[Plotting code records]
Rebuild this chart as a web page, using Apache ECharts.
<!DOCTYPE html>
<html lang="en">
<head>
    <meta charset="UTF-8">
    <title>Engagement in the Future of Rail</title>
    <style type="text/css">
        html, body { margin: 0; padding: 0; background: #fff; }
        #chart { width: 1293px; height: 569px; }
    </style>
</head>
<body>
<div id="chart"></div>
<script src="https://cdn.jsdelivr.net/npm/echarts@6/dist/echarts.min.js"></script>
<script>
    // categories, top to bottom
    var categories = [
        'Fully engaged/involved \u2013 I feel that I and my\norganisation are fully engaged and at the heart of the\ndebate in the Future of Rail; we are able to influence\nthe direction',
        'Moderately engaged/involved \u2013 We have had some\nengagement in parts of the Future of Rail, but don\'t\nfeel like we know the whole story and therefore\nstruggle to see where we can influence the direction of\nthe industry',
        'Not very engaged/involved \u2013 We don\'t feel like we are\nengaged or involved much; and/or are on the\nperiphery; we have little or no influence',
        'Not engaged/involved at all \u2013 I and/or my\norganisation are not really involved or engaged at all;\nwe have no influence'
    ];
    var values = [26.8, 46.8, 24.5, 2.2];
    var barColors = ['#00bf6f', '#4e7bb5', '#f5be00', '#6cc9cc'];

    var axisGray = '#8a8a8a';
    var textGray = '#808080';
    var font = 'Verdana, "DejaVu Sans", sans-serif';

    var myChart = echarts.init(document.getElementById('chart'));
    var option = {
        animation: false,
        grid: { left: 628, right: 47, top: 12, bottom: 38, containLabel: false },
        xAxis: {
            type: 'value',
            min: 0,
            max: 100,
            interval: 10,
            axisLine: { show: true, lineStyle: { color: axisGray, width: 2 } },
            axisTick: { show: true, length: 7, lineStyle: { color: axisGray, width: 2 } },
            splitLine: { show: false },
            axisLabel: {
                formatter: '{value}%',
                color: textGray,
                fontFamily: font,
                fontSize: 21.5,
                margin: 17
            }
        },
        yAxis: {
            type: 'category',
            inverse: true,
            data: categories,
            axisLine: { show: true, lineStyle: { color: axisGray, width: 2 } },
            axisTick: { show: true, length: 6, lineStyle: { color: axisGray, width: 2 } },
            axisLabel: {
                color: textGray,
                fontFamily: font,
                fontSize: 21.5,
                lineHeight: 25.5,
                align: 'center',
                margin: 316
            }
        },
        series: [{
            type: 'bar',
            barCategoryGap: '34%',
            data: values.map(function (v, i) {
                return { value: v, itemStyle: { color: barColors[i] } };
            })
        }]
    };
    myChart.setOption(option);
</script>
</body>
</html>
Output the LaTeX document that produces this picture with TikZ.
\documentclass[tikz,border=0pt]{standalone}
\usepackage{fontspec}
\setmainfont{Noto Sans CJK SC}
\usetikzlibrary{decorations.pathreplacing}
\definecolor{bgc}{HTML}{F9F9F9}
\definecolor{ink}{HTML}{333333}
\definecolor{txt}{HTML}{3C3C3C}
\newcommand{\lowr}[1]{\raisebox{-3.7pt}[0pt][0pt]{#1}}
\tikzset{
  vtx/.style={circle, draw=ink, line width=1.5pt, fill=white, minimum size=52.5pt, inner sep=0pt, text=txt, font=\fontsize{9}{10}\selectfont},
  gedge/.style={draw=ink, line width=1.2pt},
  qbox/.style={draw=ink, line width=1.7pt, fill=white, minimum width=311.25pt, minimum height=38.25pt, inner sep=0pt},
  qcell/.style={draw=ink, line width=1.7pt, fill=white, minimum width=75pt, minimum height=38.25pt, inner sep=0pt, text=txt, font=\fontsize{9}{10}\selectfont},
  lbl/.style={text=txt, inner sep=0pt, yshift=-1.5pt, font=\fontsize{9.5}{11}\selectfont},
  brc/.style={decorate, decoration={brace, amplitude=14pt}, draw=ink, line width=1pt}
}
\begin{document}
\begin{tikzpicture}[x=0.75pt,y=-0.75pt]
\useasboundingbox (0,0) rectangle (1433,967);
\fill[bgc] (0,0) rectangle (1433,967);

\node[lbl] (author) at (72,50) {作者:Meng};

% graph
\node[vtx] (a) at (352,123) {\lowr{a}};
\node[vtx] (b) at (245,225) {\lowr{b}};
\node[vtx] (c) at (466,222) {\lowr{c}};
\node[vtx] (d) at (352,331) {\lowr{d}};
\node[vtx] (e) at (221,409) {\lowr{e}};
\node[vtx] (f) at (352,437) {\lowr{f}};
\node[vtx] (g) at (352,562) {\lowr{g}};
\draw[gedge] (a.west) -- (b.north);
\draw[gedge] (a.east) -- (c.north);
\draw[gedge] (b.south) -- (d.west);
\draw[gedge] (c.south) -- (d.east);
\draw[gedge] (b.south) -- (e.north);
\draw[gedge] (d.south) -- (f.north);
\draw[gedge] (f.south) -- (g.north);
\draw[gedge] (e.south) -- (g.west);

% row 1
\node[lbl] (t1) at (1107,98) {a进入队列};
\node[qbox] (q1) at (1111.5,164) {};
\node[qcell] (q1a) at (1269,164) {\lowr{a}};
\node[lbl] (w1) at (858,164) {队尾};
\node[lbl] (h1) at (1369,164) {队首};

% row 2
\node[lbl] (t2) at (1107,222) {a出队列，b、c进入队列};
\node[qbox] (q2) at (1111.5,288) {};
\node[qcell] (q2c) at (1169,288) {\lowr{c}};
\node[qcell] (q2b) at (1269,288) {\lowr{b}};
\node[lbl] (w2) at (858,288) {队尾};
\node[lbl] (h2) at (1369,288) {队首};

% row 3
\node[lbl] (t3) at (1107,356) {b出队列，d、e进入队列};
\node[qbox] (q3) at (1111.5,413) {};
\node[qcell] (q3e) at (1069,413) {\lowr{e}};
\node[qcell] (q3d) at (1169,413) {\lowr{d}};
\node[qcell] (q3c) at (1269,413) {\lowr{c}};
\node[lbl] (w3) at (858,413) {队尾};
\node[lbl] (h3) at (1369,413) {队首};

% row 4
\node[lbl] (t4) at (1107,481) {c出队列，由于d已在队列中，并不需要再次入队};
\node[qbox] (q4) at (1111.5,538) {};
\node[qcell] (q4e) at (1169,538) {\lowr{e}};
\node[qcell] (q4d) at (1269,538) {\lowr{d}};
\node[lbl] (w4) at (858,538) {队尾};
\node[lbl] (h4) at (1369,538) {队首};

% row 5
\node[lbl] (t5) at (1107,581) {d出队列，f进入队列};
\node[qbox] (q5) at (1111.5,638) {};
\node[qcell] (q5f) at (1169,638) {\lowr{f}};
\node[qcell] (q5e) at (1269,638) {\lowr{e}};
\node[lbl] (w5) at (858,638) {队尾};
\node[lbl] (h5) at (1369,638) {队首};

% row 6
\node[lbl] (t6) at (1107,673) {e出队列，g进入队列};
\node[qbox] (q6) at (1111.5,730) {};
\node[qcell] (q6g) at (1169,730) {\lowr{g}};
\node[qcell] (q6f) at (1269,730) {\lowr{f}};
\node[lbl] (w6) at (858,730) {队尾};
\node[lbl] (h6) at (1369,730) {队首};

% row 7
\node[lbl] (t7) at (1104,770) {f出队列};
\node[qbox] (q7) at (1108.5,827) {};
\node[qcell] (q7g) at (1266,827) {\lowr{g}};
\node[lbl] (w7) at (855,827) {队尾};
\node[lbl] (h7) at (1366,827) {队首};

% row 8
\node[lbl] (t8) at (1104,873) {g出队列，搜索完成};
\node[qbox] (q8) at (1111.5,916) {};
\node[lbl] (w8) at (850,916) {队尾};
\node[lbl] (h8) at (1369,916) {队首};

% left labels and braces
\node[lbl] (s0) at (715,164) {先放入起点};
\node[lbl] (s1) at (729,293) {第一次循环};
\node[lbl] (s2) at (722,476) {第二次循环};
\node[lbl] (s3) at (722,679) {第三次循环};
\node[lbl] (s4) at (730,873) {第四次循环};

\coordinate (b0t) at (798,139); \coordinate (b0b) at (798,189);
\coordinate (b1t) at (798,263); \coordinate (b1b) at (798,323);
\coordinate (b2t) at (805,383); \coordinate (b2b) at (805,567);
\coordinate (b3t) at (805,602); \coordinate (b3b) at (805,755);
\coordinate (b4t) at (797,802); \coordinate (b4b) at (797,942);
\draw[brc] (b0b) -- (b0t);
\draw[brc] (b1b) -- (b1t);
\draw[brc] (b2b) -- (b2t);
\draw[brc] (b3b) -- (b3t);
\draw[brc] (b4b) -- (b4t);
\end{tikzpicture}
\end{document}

§ WHAT TO WORK ON: Repeat the entries above verbatim, but only from the line that has "Output the LaTeX" down to the line that has "(author) at (72,50)", inclusive.

§ ANSWER TO THE PROBLEM:
Output the LaTeX document that produces this picture with TikZ.
\documentclass[tikz,border=0pt]{standalone}
\usepackage{fontspec}
\setmainfont{Noto Sans CJK SC}
\usetikzlibrary{decorations.pathreplacing}
\definecolor{bgc}{HTML}{F9F9F9}
\definecolor{ink}{HTML}{333333}
\definecolor{txt}{HTML}{3C3C3C}
\newcommand{\lowr}[1]{\raisebox{-3.7pt}[0pt][0pt]{#1}}
\tikzset{
  vtx/.style={circle, draw=ink, line width=1.5pt, fill=white, minimum size=52.5pt, inner sep=0pt, text=txt, font=\fontsize{9}{10}\selectfont},
  gedge/.style={draw=ink, line width=1.2pt},
  qbox/.style={draw=ink, line width=1.7pt, fill=white, minimum width=311.25pt, minimum height=38.25pt, inner sep=0pt},
  qcell/.style={draw=ink, line width=1.7pt, fill=white, minimum width=75pt, minimum height=38.25pt, inner sep=0pt, text=txt, font=\fontsize{9}{10}\selectfont},
  lbl/.style={text=txt, inner sep=0pt, yshift=-1.5pt, font=\fontsize{9.5}{11}\selectfont},
  brc/.style={decorate, decoration={brace, amplitude=14pt}, draw=ink, line width=1pt}
}
\begin{document}
\begin{tikzpicture}[x=0.75pt,y=-0.75pt]
\useasboundingbox (0,0) rectangle (1433,967);
\fill[bgc] (0,0) rectangle (1433,967);

\node[lbl] (author) at (72,50) {作者:Meng};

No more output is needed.